По получении всех этих сведений Ртищев принял меры, чтобы Александр не мог пробраться в Персию, и писал анцухцам, что они тогда только могут рассчитывать на прощение, когда убедят царевича ехать в Кизляр; но если они его упустят, то сила русского оружие превратит в прах их жилища и покарает их самих и их семейства[244]. Тем не менее царевич не ехал в Кизляр и писал генерал-майору Дельпоццо, что причиною тому ожидание прибытия в Грузию назначенного вместо Ртищева нового главнокомандующего, генерал-лейтенанта Ермолова.

Глава 9

Алексей Петрович Ермолов при назначении его на Кавказ


Находясь в отпуску и живя в г. Орле с родными, А.П. Ермолов в конце апреля 1816 г. получил приказание прибыть в Петербург, где ему было объявлено желание государя назначить его главнокомандующим на Кавказ и чрезвычайным послом в Персию. Не без удовольствия и улыбки принято было им это известие: он видел в нем удовлетворение своего самолюбия.

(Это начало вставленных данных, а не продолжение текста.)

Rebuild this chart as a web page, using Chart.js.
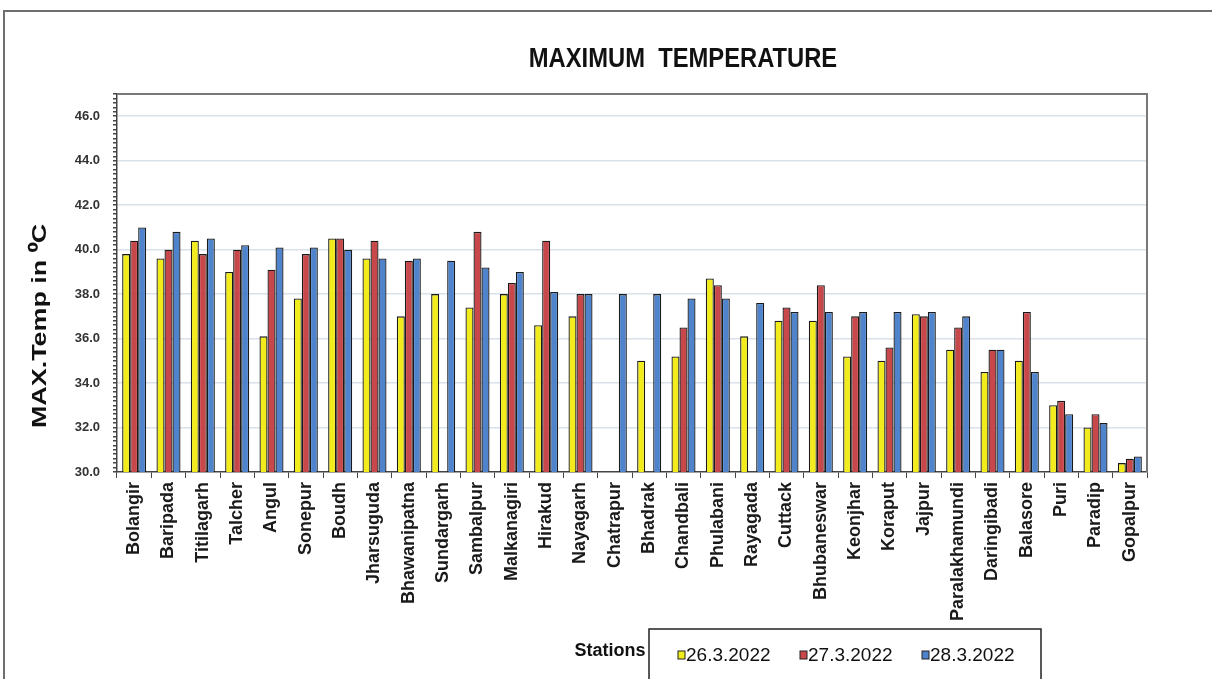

– Я бы не поверил, – говорил ему при свидании император Александр I, – что ты можешь желать этого назначения, если бы не предстали свидетели: граф Аракчеев и князь Волконский, ручавшиеся, что оно согласно с твоим намерением.

И правда, Алексей Петрович доволен был, как нельзя более, таким вниманием к нему императора. Он призван быть руководителем в той стране, в которой так давно стремились все его желания, прежде всякой надежды на возможность их осуществления. Он там, где, несмотря на все трудности, «на недостаток познания о земле, на предметы многоразличные» и для него совершенно новые, он видел все-таки, что при усердии и доброй воле мог быть полезным для горячо любимого им отечества и народа, вверенного его управлению.